R. STRAUSS Elektra Richard Kraus, cond; Astrid Varnay (Elektra); Leonie Rysanek (Chrysothemis); Res Fischer (Klytämnestra); Helmut Melchert (Aegisth); Hans Hotter (Orest); Gerti Charlent (Vertraut der Königin); Heiner Horn (Orest’s son); Cologne RSO & Ch CAPRICCIO 5008, mono (2 CDs: 100:32)

Old wine in a new bottle. This is the same remarkable recording issued in 2000 on Gala 100.512 and Koch Schwann 316432, the latter reviewed by Henry Fogel in Fanfare 24:3. I agree with everything he said in that review, but would like to add a few comments.

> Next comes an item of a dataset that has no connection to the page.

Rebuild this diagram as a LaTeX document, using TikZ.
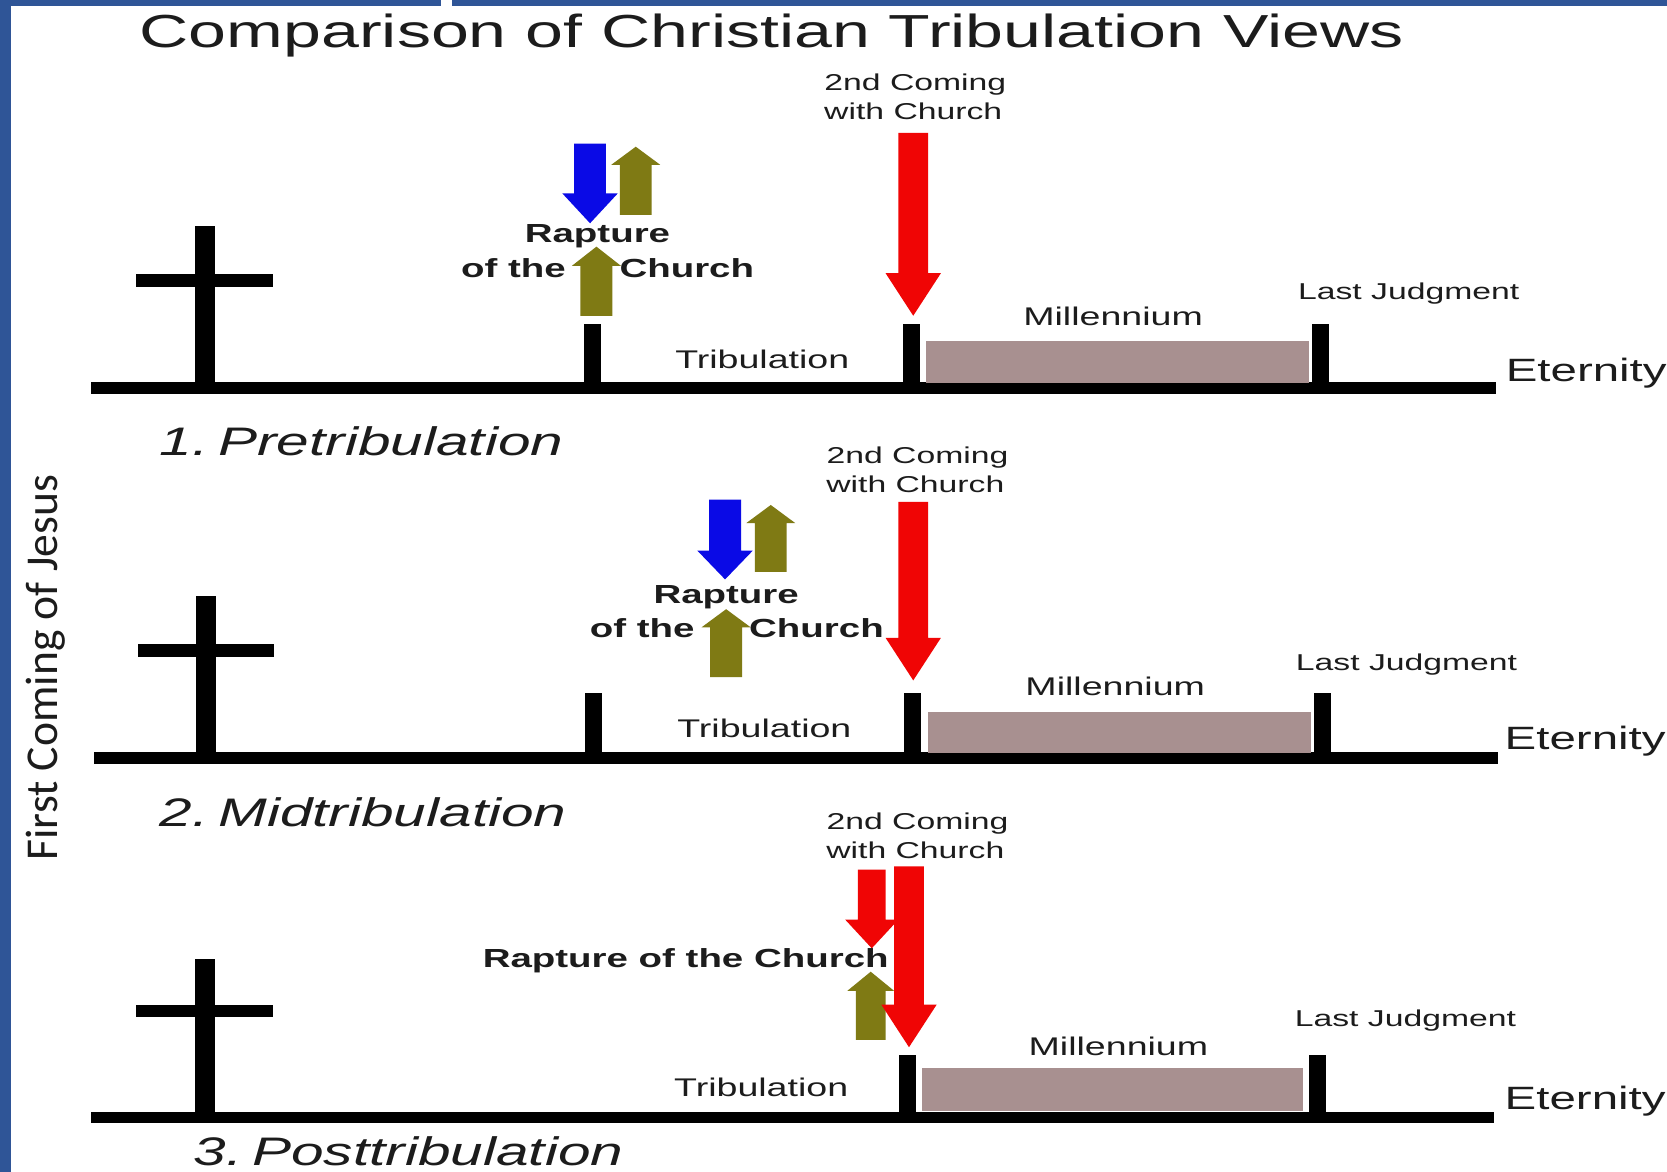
\documentclass[tikz,border=0pt]{standalone}
\usepackage{fontspec}
\setmainfont[FakeStretch=1.47]{Liberation Sans}
\newfontfamily\firstfont{Carlito}
\definecolor{framblue}{HTML}{2F5597}
\definecolor{olv}{HTML}{7F7A14}
\definecolor{blu}{HTML}{0A0AE6}
\definecolor{rd}{HTML}{F00505}
\definecolor{mauve}{HTML}{A89090}
\definecolor{ink}{HTML}{1C1C1C}
\newcommand{\fs}[1]{\fontsize{#1}{#1}\selectfont}
\newcommand{\tightsp}{\hspace*{-0.16em}}
\tikzset{
  x=0.05cm,y=-0.05cm,
  lbl/.style={text=ink,inner sep=0pt,font=\fs{34.2}},
  evt/.style={text=ink,inner sep=0pt,font=\fs{30.7}},
  rap/.style={text=ink,inner sep=0pt,font=\fs{35}\bfseries},
  etern/.style={text=ink,inner sep=0pt,font=\fs{43.2}},
  viewname/.style={text=ink,inner sep=0pt,anchor=west,font=\fs{53.3}\itshape},
}
% x, tail y, head-base y, tip y, shaft half, head half, colour
\newcommand{\blockarrow}[7]{\fill[#7] ({#1-#5},#2) -- ({#1+#5},#2) -- ({#1+#5},#3) -- ({#1+#6},#3) -- (#1,#4) -- ({#1-#6},#3) -- ({#1-#5},#3) -- cycle;}
% cross x, top, cross-bar y, bar left, bar right, baseline y, line left, line right
\newcommand{\timeline}[8]{%
  \fill[black] ({#7},{#6-5.5}) rectangle ({#8},{#6+5.5});
  \fill[black] ({#1-9.5},#2) rectangle ({#1+9.5},#6);
  \fill[black] (#4,{#3-6}) rectangle (#5,{#3+6});
}
\newcommand{\tick}[3]{\fill[black] ({#1-8},#2) rectangle ({#1+8},#3);}
\begin{document}
\begin{tikzpicture}
\useasboundingbox (0,0) rectangle (1568,1102);
\clip (0,0) rectangle (1568,1102);
\fill[white] (0,0) rectangle (1568,1102);
\fill[framblue] (0,0) rectangle (10.5,1102);
\fill[framblue] (0,0) rectangle (415,5.6);
\fill[framblue] (425,0) rectangle (1568,5.6);

\node[text=ink,inner sep=0pt,font=\fs{62}] (title) at (726,33) {Comparison of Christian Tribulation Views};
\node[text=ink,inner sep=0pt,rotate=90,font=\firstfont\fs{61}] (first) at (43,628) {First Coming of Jesus};

% Panel 1
\timeline{193}{213}{264}{128}{257}{365}{86}{1407}
\tick{557}{305}{365}
\tick{857}{305}{365}
\fill[mauve] (871,321) rectangle (1231,360);
\tick{1242}{305}{365}
\blockarrow{555}{135}{182}{210}{15}{26}{blu}
\blockarrow{598}{202}{155}{138}{15}{23}{olv}
\blockarrow{561}{297}{250}{232}{15}{23}{olv}
\blockarrow{859}{125}{257}{297}{14}{26}{rd}
\node[evt] (c1a) at (861,80) {2nd Coming};
\node[evt] (c1b) at (859,105) {with Church};
\node[rap] (r1a) at (562,222) {Rapture};
\node[rap] (r1b) at (483,252) {of the};
\node[rap] (r1c) at (646,252) {Church};
\node[lbl] (t1) at (717,338) {Tribulation};
\node[lbl] (m1) at (1047,298) {Millennium};
\node[evt] (l1) at (1325,276) {Last Judgment};
\node[etern] (e1) at (1492,351) {Eternity};
\node[viewname] (v1) at (150,415) {1.\tightsp{} Pretribulation};

% Panel 2
\timeline{194}{561}{612}{130}{258}{713}{88}{1409}
\tick{558}{652}{713}
\tick{858}{652}{713}
\fill[mauve] (873,670) rectangle (1233,708);
\tick{1244}{652}{713}
\blockarrow{682}{470}{518}{545}{15}{26}{blu}
\blockarrow{725}{538}{492}{475}{15}{23}{olv}
\blockarrow{683}{637}{590}{573}{15}{23}{olv}
\blockarrow{859}{472}{600}{640}{14}{26}{rd}
\node[evt] (c2a) at (863,430) {2nd Coming};
\node[evt] (c2b) at (861,456) {with Church};
\node[rap] (r2a) at (683,562) {Rapture};
\node[rap] (r2b) at (604,591) {of the};
\node[rap] (r2c) at (768,591) {Church};
\node[lbl] (t2) at (719,685) {Tribulation};
\node[lbl] (m2) at (1049,646) {Millennium};
\node[evt] (l2) at (1323,625) {Last Judgment};
\node[etern] (e2) at (1491,697) {Eternity};
\node[viewname] (v2) at (150,764) {2.\tightsp{} Midtribulation};

% Panel 3
\timeline{193}{902}{951}{128}{257}{1051}{86}{1405}
\tick{854}{992}{1051}
\fill[mauve] (867,1005) rectangle (1226,1045);
\tick{1239}{992}{1051}
\blockarrow{820}{818}{865}{892}{13}{25}{rd}
\blockarrow{819}{978}{932}{914}{14}{22}{olv}
\blockarrow{855}{815}{945}{985}{14}{26}{rd}
\node[evt] (c3a) at (863,775) {2nd Coming};
\node[evt] (c3b) at (861,800) {with Church};
\node[rap] (r3) at (645,904) {Rapture of the Church};
\node[lbl] (t3) at (716,1023) {Tribulation};
\node[lbl] (m3) at (1052,984) {Millennium};
\node[evt] (l3) at (1322,960) {Last Judgment};
\node[etern] (e3) at (1491,1036) {Eternity};
\node[viewname] (v3) at (182,1083) {3.\tightsp{} Posttribulation};
\end{tikzpicture}
\end{document}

Having not heard it before, I jumped at a chance to review it because of the cast. Varnay is one of my all-time favorite sopranos, and this is undoubtedly her best Elektra. Why she doesn’t command a higher posthumous reputation puzzles me. This performance has everything: a flawless legato, rocket-like high notes, and a multi-varied interpretation. I’ve never heard Rysanek in firmer voice, every facet of her performance under control. Res Fischer was a pleasant surprise, just as beautiful of voice but more varied of character than Lisa Della Casa on the famed 1957 Mitropoulos performance. Hotter is excellent, a little infirm on a note here and there but by no means as bad as he became in the 1960s.

Yet what surprised me was the conducting of Richard Kraus, a name unknown to me. When selecting it for review, I only saw his last name and assumed it was Clemens Kraus. Much has been said of his performance here, mostly that it’s the work of a first-rate répétiteur, but I disagree. By approaching the score more lyrically, Kraus (b. 1902, the son of famed Wagner tenor Ernst Kraus) brings out felicities of orchestration often buried by those who only find “beauty in the bellow of the blast.” Whereas Mitropoulos (and Solti after him) set up the orchestra in “surround sound” (at Salzburg, Mitropoulos actually conducted sitting down in the midst of the musicians), Kraus, like the cagey Strauss specialist Karl Böhm, used terraced dynamics and shading to bring his points across. The result is an Elektra with peaks and valleys rather than a constant flow of red-hot lava. There’s much to be said in favor of both approaches.

It’s a shame that we no longer seem able to compile a cast like this for Elektra. Today’s singers have the interpretation but not this much voice. Of this recording I can unequivocally say that it is, indeed, a studio mix and not a broadcast. (The Koch release gave the date as “XIII 1953,” but it was actually made between August 22 and 28.) At 2:51 on band 4 of CD 1, I heard an obvious tape splice, and there was another towards the end of CD 2. But who cares when the result is perfection?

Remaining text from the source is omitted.